#### [Job]
Copy out each line of the data holding "chart".

#### [Data to process]
· · · · ·

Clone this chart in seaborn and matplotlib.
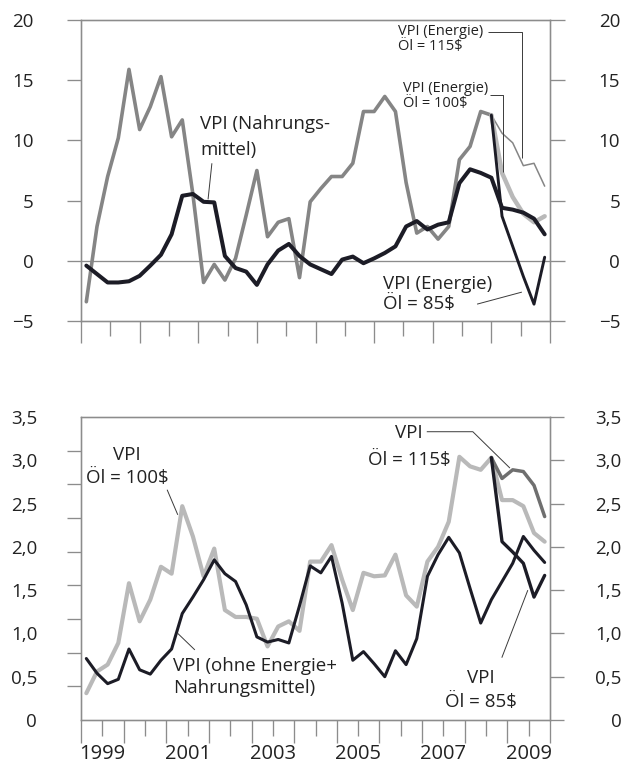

· · · · ·

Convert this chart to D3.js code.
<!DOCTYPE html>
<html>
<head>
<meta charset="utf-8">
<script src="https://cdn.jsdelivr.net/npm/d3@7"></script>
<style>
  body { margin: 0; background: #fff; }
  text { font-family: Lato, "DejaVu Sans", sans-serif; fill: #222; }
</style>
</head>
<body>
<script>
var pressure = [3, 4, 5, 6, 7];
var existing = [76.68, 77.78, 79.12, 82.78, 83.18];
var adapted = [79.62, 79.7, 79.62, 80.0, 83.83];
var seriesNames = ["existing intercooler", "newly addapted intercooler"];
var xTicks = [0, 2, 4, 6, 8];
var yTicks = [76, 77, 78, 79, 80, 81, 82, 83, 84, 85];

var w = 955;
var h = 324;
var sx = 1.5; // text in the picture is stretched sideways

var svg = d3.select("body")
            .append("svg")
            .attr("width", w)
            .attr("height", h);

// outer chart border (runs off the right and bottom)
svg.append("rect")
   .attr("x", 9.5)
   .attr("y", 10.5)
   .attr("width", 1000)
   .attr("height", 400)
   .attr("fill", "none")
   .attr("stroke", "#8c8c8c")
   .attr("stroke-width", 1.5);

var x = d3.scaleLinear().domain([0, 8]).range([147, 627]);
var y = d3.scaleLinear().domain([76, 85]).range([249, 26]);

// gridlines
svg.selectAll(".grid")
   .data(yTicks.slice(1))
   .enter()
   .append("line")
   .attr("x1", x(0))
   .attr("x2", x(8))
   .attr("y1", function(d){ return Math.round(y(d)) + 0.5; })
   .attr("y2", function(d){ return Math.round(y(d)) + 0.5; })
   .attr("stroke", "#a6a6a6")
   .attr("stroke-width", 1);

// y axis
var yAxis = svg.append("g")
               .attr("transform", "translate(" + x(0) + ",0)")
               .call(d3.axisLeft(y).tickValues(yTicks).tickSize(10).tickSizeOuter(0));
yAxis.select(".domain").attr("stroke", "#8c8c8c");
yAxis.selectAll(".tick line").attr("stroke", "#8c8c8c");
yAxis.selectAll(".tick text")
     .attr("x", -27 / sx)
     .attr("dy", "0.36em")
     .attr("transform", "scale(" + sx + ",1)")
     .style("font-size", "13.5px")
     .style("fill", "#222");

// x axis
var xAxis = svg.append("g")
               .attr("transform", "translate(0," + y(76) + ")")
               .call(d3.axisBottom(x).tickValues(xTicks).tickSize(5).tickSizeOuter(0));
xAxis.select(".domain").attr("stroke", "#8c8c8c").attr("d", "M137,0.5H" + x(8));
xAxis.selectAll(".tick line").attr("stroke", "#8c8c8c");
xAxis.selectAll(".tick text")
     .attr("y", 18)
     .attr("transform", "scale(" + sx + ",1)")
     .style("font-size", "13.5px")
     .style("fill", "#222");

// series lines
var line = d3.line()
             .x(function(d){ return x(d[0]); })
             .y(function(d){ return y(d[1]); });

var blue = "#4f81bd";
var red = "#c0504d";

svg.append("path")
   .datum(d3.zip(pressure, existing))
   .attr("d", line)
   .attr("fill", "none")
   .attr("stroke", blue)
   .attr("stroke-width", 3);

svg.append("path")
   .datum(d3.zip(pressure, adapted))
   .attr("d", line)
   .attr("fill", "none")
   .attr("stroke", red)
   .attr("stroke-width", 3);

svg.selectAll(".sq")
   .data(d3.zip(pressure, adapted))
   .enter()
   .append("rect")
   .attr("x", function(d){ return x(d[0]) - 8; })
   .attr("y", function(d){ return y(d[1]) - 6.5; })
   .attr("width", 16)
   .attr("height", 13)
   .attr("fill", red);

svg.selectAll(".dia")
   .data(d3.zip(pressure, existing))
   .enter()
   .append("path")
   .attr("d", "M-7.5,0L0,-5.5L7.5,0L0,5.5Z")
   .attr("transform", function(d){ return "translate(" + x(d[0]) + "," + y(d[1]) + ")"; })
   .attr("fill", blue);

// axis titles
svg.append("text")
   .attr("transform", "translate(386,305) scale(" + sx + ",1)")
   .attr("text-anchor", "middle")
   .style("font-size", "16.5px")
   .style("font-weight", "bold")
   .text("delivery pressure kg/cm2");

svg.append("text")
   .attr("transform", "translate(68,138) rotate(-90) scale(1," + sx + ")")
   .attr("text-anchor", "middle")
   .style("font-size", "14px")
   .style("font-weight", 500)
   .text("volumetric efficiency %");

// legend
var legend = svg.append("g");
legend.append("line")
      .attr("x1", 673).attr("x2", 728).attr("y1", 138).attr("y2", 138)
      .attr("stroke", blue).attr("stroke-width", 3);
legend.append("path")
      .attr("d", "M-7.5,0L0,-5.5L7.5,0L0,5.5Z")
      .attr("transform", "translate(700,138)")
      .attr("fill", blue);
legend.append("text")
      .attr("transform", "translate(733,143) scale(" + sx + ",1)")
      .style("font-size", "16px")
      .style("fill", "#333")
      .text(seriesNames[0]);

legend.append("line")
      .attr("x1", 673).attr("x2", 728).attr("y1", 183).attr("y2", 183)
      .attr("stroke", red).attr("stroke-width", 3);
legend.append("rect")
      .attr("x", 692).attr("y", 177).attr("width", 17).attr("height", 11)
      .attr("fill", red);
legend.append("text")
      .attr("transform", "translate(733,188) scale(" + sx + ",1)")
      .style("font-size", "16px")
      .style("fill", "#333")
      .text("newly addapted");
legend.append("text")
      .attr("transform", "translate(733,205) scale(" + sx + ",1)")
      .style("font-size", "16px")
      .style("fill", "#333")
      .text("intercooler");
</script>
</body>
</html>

· · · · ·

#### [Response to this task]
Clone this chart in seaborn and matplotlib.
Convert this chart to D3.js code.
// outer chart border (runs off the right and bottom)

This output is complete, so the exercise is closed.